For NPCs I know you're going for non-combat encounters, but there are tons of npcs available from the standard classes. Having a few 3pp classed npcs would be very nice. :)
| LMPjr007 |
For NPCs I know you're going for non-combat encounters, but there are tons of npcs available from the standard classes. Having a few 3pp classed npcs would be very nice. :)
You mean like NeoExodus Chronicles: Usual Suspects for example? It has a 5-star review from Endzeitgeist so you know that it is a quality product.
| Shadowborn |
Doing 3PP NPCs would be an idea. I was thinking one way to go about it would be to take some standard tropes and archetypes and twist them from standard expectations.
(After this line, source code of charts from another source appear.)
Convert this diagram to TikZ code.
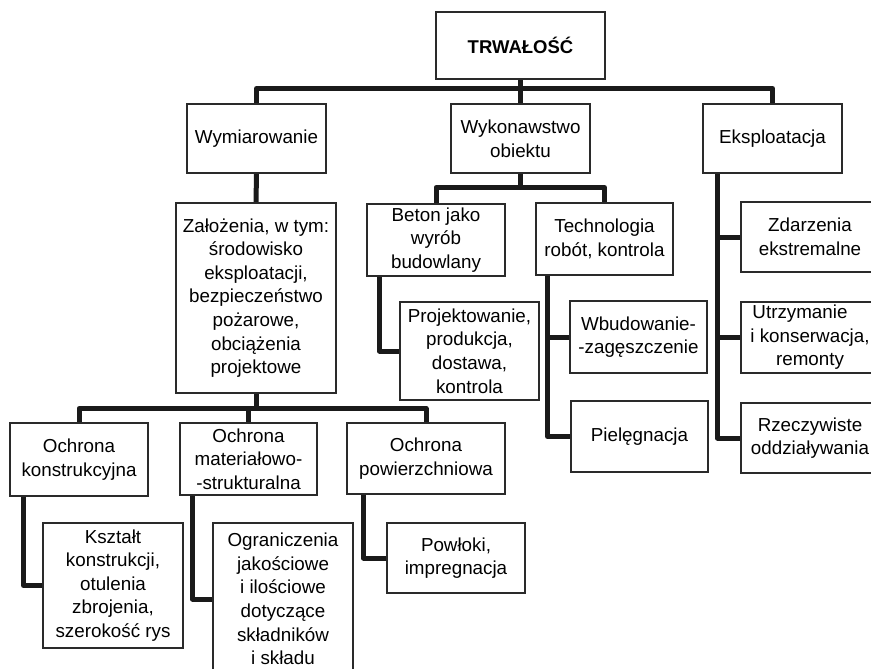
\documentclass[tikz,border=0pt]{standalone}
\usepackage{fontspec}
\setmainfont{Liberation Sans}
\definecolor{lineblk}{HTML}{1A1A1A}
\definecolor{boxblk}{HTML}{2A2A2A}
\tikzset{
  box/.style={draw=boxblk, line width=1.1pt, fill=white, align=center, inner sep=2pt,
    font=\fontsize{18.8}{23.6}\selectfont, text=black},
  conn/.style={draw=lineblk, line width=5pt, line join=round}
}
\begin{document}
\begin{tikzpicture}[x=1pt,y=-1pt]
\clip (0,0) rectangle (871,669);
\fill[white] (0,0) rectangle (871,669);

\path
 (520.5,45.5) node[box, minimum width=169pt, minimum height=67pt, font=\fontsize{18.5}{24}\selectfont\bfseries] (T) {TRWAŁOŚĆ}
 (256.5,138.5) node[box, minimum width=139pt, minimum height=69pt] (W) {Wymiarowanie}
 (520.5,138.5) node[box, minimum width=138pt, minimum height=69pt] (K) {Wykonawstwo\\obiektu}
 (772.5,138.5) node[box, minimum width=139pt, minimum height=69pt] (E) {Eksploatacja}
 (256,298) node[box, minimum width=160pt, minimum height=190pt] (Z) {Założenia, w tym:\\środowisko\\eksploatacji,\\bezpieczeństwo\\pożarowe,\\obciążenia\\projektowe}
 (436,240) node[box, minimum width=138pt, minimum height=72pt] (B) {Beton jako\\wyrób\\budowlany}
 (604.5,239) node[box, minimum width=137pt, minimum height=72pt] (TE) {Technologia\\robót, kontrola}
 (469.5,351) node[box, minimum width=139pt, minimum height=98pt] (PR) {Projektowanie,\\produkcja,\\dostawa,\\kontrola}
 (638.5,337) node[box, minimum width=137pt, minimum height=72pt] (WB) {Wbudowanie-\\-zagęszczenie}
 (639.5,436.5) node[box, minimum width=137pt, minimum height=71pt] (PI) {Pielęgnacja}
 (810,237) node[box, minimum width=138pt, minimum height=70pt] (ZD) {Zdarzenia\\ekstremalne}
 (810,337.5) node[box, minimum width=138pt, minimum height=71pt] (UT) {Utrzymanie\hspace*{20pt}\\i konserwacja,\\remonty}
 (810,438) node[box, minimum width=138pt, minimum height=70pt] (RZ) {Rzeczywiste\\oddziaływania}
 (79,459.5) node[box, minimum width=138pt, minimum height=73pt] (OK) {Ochrona\\konstrukcyjna}
 (248.5,459) node[box, minimum width=137pt, minimum height=72pt] (OM) {Ochrona\\materiałowo-\\-strukturalna}
 (426,458.5) node[box, minimum width=158pt, minimum height=71pt] (OP) {Ochrona\\powierzchniowa}
 (113,585.5) node[box, minimum width=140pt, minimum height=125pt] (KS) {Kształt\\konstrukcji,\\otulenia\\zbrojenia,\\szerokość rys}
 (283,599) node[box, minimum width=140pt, minimum height=152pt] (OG) {Ograniczenia\\jakościowe\\i ilościowe\\dotyczące\\składników\\i składu}
 (456,558) node[box, minimum width=138pt, minimum height=70pt] (PW) {Powłoki,\\impregnacja};

% level 0 -> level 1
\draw[conn] (T.south) -- (K.north);
\draw[conn] (W.north) -- ++(0,-15) -| (E.north);
% Wymiarowanie branch
\draw[conn] (W.south) -- (Z.north);
\draw[conn] (Z.south) -- ++(0,16);
\draw[conn] (OK.north) -- ++(0,-14) -| (OP.north);
\draw[conn] (OM.north) -- ++(0,-14);
\draw[conn] ([xshift=14pt]OK.south west) |- (KS.west);
\draw[conn] ([xshift=13pt]OM.south west) |- (OG.west);
\draw[conn] ([xshift=17pt]OP.south west) |- (PW.west);
% Wykonawstwo branch
\draw[conn] (K.south) -- ++(0,15);
\draw[conn] (B.north) -- ++(0,-16) -| (TE.north);
\draw[conn] ([xshift=13pt]B.south west) |- (PR.west);
\draw[conn] ([xshift=12pt]TE.south west) |- (WB.west);
\draw[conn] ([xshift=12pt]TE.south west) |- (PI.west);
% Eksploatacja branch
\draw[conn] ([xshift=15pt]E.south west) |- (ZD.west);
\draw[conn] ([xshift=15pt]E.south west) |- (UT.west);
\draw[conn] ([xshift=15pt]E.south west) |- (RZ.west);

% box outlines on top of connector ends
\foreach \n in {T,W,K,E,Z,B,TE,PR,WB,PI,ZD,UT,RZ,OK,OM,OP,KS,OG,PW}{
  \draw[draw=boxblk, line width=1.1pt] (\n.north west) rectangle (\n.south east);
}
\end{tikzpicture}
\end{document}
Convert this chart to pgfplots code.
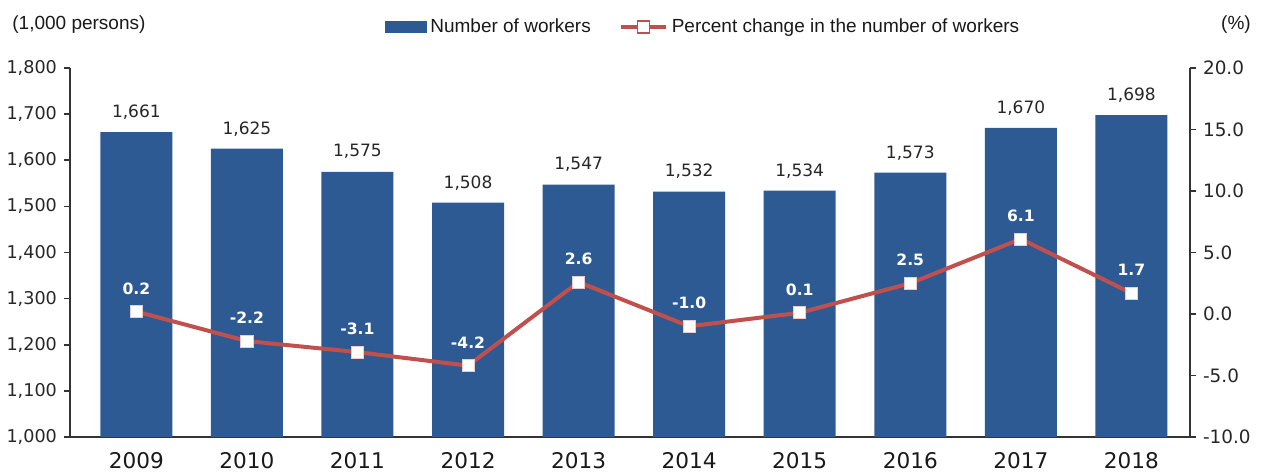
\documentclass[border=0pt]{standalone}
\usepackage{fontspec}
\setmainfont{Liberation Sans}
\newfontfamily\dejavu{DejaVu Sans}
\usepackage{pgfplots}
\pgfplotsset{compat=1.18}
\definecolor{barblue}{HTML}{2E5A94}
\definecolor{linered}{HTML}{C0504D}
\begin{document}
\begin{tikzpicture}
\begin{axis}[
  at={(0pt,0pt)}, anchor=south west,
  scale only axis, width=560pt, height=184.5pt,
  xmin=-0.6, xmax=9.53, ymin=1000, ymax=1800,
  ytick={1000,1100,...,1800},
  xtick={0,...,9}, xticklabels={2009,2010,2011,2012,2013,2014,2015,2016,2017,2018},
  axis y line*=left, axis x line*=bottom,
  tick align=outside, major tick length=3pt,
  x tick style={draw=none},
  axis line style={black!80, line width=0.8pt},
  y tick style={black!80, line width=0.8pt},
  /pgf/number format/.cd, 1000 sep={,}, assume math mode=true, /pgfplots/.cd,
  yticklabel style={font=\dejavu\fontsize{8.8}{10}\selectfont, text=black!85},
  xticklabel style={font=\dejavu\fontsize{10.8}{12}\selectfont, text=black!90, yshift=-1pt},
]
\addplot[ybar, bar width=36pt, fill=barblue, draw=none,
  nodes near coords,
  every node near coord/.append style={font=\dejavu\fontsize{8.5}{10}\selectfont, text=black!85, anchor=center, yshift=10pt}]
  coordinates {(0,1661) (1,1625) (2,1575) (3,1508) (4,1547) (5,1532) (6,1534) (7,1573) (8,1670) (9,1698)};
\end{axis}
\begin{axis}[
  at={(0pt,0pt)}, anchor=south west,
  scale only axis, width=560pt, height=184.5pt,
  xmin=-0.6, xmax=9.53, ymin=-10, ymax=20,
  ytick={-10,-5,...,20},
  axis y line*=right, axis x line=none,
  tick align=outside, major tick length=3pt,
  axis line style={black!80, line width=0.8pt},
  y tick style={black!80, line width=0.8pt},
  /pgf/number format/.cd, fixed, fixed zerofill, precision=1, assume math mode=true, /pgfplots/.cd,
  yticklabel style={font=\dejavu\fontsize{9.2}{10}\selectfont, text=black!85},
  legend columns=2,
  legend style={draw=none, fill=none, at={(0.566,1.111)}, anchor=center,
    font=\fontsize{9.5}{11}\selectfont, text=black!90,
    /tikz/every even column/.append style={column sep=12pt}},
]
\addlegendimage{legend image code/.code={\fill[barblue] (0pt,-2.6pt) rectangle (20.5pt,2.6pt);}}
\addlegendentry{Number of workers}
\addplot[linered, line width=2pt, mark=square*, mark size=3pt,
  mark options={fill=white, draw=linered!30, line width=0.4pt},
  legend image code/.code={\draw[linered, line width=2pt] (0pt,0pt) -- (22.5pt,0pt); \node[draw=linered, line width=0.6pt, fill=white, minimum size=6pt, inner sep=0pt] at (11.25pt,0pt) {};},
  nodes near coords,
  every node near coord/.append style={font=\dejavu\bfseries\fontsize{7.8}{9}\selectfont, text=white, anchor=center, yshift=11.5pt}]
  coordinates {(0,0.2) (1,-2.2) (2,-3.1) (3,-4.2) (4,2.6) (5,-1.0) (6,0.1) (7,2.5) (8,6.1) (9,1.7)};
\addlegendentry{Percent change in the number of workers}
\end{axis}
\node[anchor=west, font=\fontsize{9.5}{11}\selectfont, text=black!90, inner sep=0pt] at (-29pt,206pt) {(1,000 persons)};
\node[anchor=center, font=\fontsize{9.5}{11}\selectfont, text=black!90, inner sep=0pt] at (583pt,206pt) {(\%)};
\pgfresetboundingbox
\useasboundingbox (-35pt,-18pt) rectangle (597.5pt,218.5pt);
\end{tikzpicture}
\end{document}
You know, take the hooded guy you meet in the tavern before the adventure, or the damsel in distress, or the mustachioed villain and do something new with them.
I'm all for making puzzles and riddles more player-friendly. That would definitely be an approach I'd want to take for a book like this.
How about we do this:
1. If you're a writer interested in working on a project like this, pm me with an email address and any areas you'd specifically want to work in. I'll start a mass mail for everyone that wants to get involved so we can organize the effort.
2. If your a publisher and want to be involved in this, do likewise. If this is the sort of thing that would do better as a Kickstarter, I'd like some advice in that regard from people with experience.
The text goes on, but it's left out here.